В первые дни после Октябрьской революции, казалось, никаких изменений в театральной жизни не произошло - играли, репетировали новые пьесы. Наш хозяин, по-прежнему обходясь без бухгалтерии, просто вынимал из кармана пачку мятых ассигнаций и, отсчитав нужную сумму, совал мне их без всякой расписки. Это было мило, но почему-то с каждой получкой мне все больше и больше делалось как-то совестно.
Возможно, чтение новых газет - "Правда" и "Известия" - невольно заставляло видеть многое привычное в новом ракурсе. Да и еженедельные явки в роту, протекавшие в горячих спорах об отношении к переживаемым событиям, привели нас к разделению на два лагеря. Мы - молодежь, конечно, пошли за теми, кто принял новое, что несла с собой Советская власть. Нам, воспитанным еще старорежимной средней школой, где все делалось, чтобы тушить в зародыше интерес к политике, было трудно сразу определить свое кредо, но стремительность событий заставила произвести переоценку ценностей в своих симпатиях к той или иной политической платформе.

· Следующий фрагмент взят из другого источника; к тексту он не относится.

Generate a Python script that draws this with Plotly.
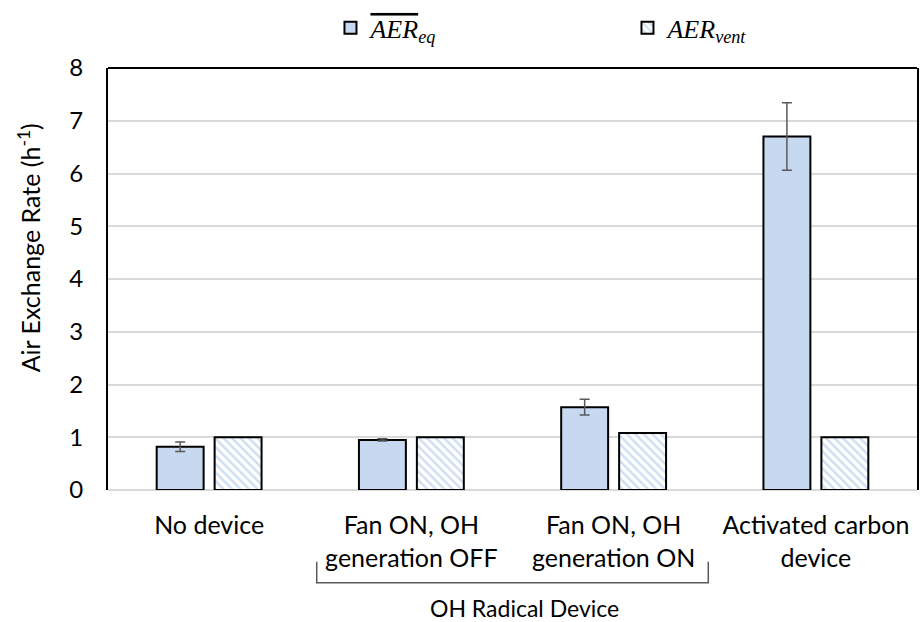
import plotly.graph_objects as go

# Measured air exchange rates per test condition
categories = [
    "No device",
    "Fan ON, OH<br>generation OFF",
    "Fan ON, OH<br>generation ON",
    "Activated carbon<br>device",
]
aer_eq = [0.82, 0.95, 1.57, 6.70]
aer_eq_err = [0.09, 0.02, 0.15, 0.64]
aer_vent = [1.00, 1.00, 1.08, 1.00]
y_ticks = [0, 1, 2, 3, 4, 5, 6, 7, 8]

FILL = "#c6d9f1"
HATCH = "#9dbde6"
TEXT = "#000000"
SANS = "Lato, Open Sans, sans-serif"
SERIF = "Liberation Serif, DejaVu Serif, serif"

fig = go.Figure()

fig.add_trace(go.Bar(
    x=categories,
    y=aer_eq,
    name='<span style="text-decoration:overline"><i>AER</i></span><sub><i>eq</i></sub>',
    marker=dict(color=FILL, line=dict(color="#000000", width=2)),
    error_y=dict(type="data", array=aer_eq_err, visible=True,
                 color="#595959", thickness=1.5, width=5),
))

fig.add_trace(go.Bar(
    x=categories,
    y=aer_vent,
    name="<i>AER</i><sub><i>vent</i></sub>",
    marker=dict(
        color="#ffffff",
        line=dict(color="#000000", width=2),
        pattern=dict(shape="\\", fgcolor=HATCH, bgcolor="#ffffff",
                     size=6, solidity=0.4),
    ),
))

fig.update_layout(
    width=920,
    height=622,
    margin=dict(l=108, r=3, t=68, b=132, autoexpand=False),
    paper_bgcolor="#ffffff",
    plot_bgcolor="#ffffff",
    barmode="group",
    bargap=0.427,
    bargroupgap=0.19,
    font=dict(family=SANS, color=TEXT, size=23),
    legend=dict(
        orientation="h",
        x=0.275, xanchor="left",
        y=1.095, yanchor="middle",
        entrywidth=252, entrywidthmode="pixels",
        font=dict(family=SERIF, size=26, color=TEXT),
        itemwidth=30,
        bgcolor="rgba(0,0,0,0)",
    ),
    xaxis=dict(
        automargin=False,
        showline=False,
        showgrid=False,
        ticks="",
        tickfont=dict(family=SANS, size=25, color=TEXT),
        ticklabelstandoff=18,
    ),
    yaxis=dict(
        automargin=False,
        range=[0, 8],
        tickvals=y_ticks,
        showgrid=True,
        gridcolor="#d9d9d9",
        gridwidth=1.5,
        zeroline=True,
        zerolinecolor="#d9d9d9",
        zerolinewidth=1.5,
        showline=True,
        linecolor="#000000",
        linewidth=2,
        mirror=True,
        ticks="",
        tickfont=dict(family=SANS, size=24, color=TEXT),
        ticklabelstandoff=18,
    ),
    showlegend=True,
)

# Upper frame edge of the plot area
fig.add_shape(type="line", xref="paper", yref="paper",
              x0=0, x1=1, y0=1, y1=1,
              line=dict(color="#000000", width=2))

# Bracket grouping the two OH radical device conditions
bx0, bx1 = 0.258, 0.742
by_bottom, by_top = -0.220, -0.170
fig.add_shape(type="path", xref="paper", yref="paper",
              path=f"M {bx0} {by_top} L {bx0} {by_bottom} L {bx1} {by_bottom} L {bx1} {by_top}",
              line=dict(color="#595959", width=1.5))

fig.add_annotation(
    text="OH Radical Device", xref="paper", yref="paper",
    x=0.515, y=-0.280, showarrow=False,
    font=dict(family=SANS, size=23, color=TEXT),
    xanchor="center", yanchor="middle",
)

# Y-axis title
fig.add_annotation(
    text="Air Exchange Rate (h<sup>-1</sup>)", xref="paper", yref="paper",
    x=-0.0975, y=0.573, textangle=-90, showarrow=False,
    font=dict(family=SANS, size=25, color=TEXT),
    xanchor="center", yanchor="middle",
)

fig.write_html("out.html")
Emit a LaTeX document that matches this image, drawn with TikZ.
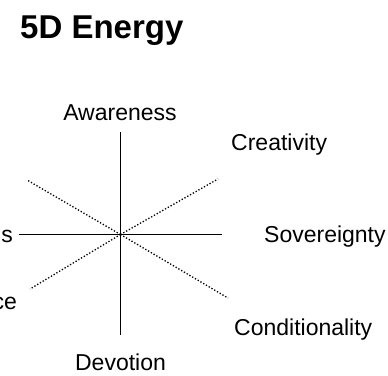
\documentclass[tikz,border=0pt]{standalone}
\usepackage{fontspec}
\setmainfont{Liberation Sans}
\begin{document}
\begin{tikzpicture}[x=1pt,y=-1pt,
  lbl/.style={inner sep=0pt,font=\fontsize{23}{27}\selectfont},
  titlelbl/.style={inner sep=0pt,font=\fontsize{33}{38}\selectfont\bfseries},
  axis/.style={line width=1.5pt,black},
  diag/.style={line width=1.3pt,black,dash pattern=on 1.3pt off 1.9pt}]
\useasboundingbox (0,0) rectangle (388,375);
\node[titlelbl,anchor=base west] (title) at (20,38) {5D Energy};
\coordinate (c) at (120.5,234.5);
\coordinate (top) at (120.5,132);
\coordinate (bot) at (120.5,335);
\coordinate (lft) at (19,234.5);
\coordinate (rgt) at (222,234.5);
\coordinate (ul) at (27,180);
\coordinate (ur) at (218,179);
\coordinate (ll) at (30,289);
\coordinate (lr) at (228,298);
\draw[axis] (top) -- (bot);
\draw[axis] (lft) -- (rgt);
\draw[diag] (c) -- (ul);
\draw[diag] (c) -- (ur);
\draw[diag] (c) -- (ll);
\draw[diag] (c) -- (lr);
\node[lbl,anchor=base] (aw) at (120,120) {Awareness};
\node[lbl,anchor=base west] (cr) at (231,150) {Creativity};
\node[lbl,anchor=base west] (sov) at (264,242) {Sovereignty};
\node[lbl,anchor=base west] (cond) at (234,335) {Conditionality};
\node[lbl,anchor=base] (dev) at (120.5,370) {Devotion};
\node[lbl,anchor=base east] (ls) at (13,242) {s};
\node[lbl,anchor=base east] (lce) at (17,309) {ce};
\end{tikzpicture}
\end{document}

Мы наглядно могли видеть проявление авантюризма и беспринципности в выступлениях эсеров, отчего "романтическая поза" их призывов воспринималась нами иронически. Зыбкая, путаная и порой двойственная позиция меньшевиков в определении путей к цели, при столкновении с ясной, точной и всем понятной целеустремленностью большевиков, рассыпалась, как карточный домик.
Ну, а лично мне очень помогло правильно выбрать и определить свои политические симпатии мое бытие.
Все мое личное имущество было на мне, а из предметов "роскоши" у меня имелся лишь фрак, купленный у татарина в Александровском рынке, понравившийся мне главным образом тем, что в карманчике обнаружилась вшитая метка с именем знаменитого французского артиста Коллена из Михайловского театра.
Терять мне было абсолютно нечего, а то ценное и необходимое для моего ремесла, в чем я больше всего нуждался, мог я получить на курсах, в театре и, больше всего,- в богатой событиями и насыщенной впечатлениями жизни!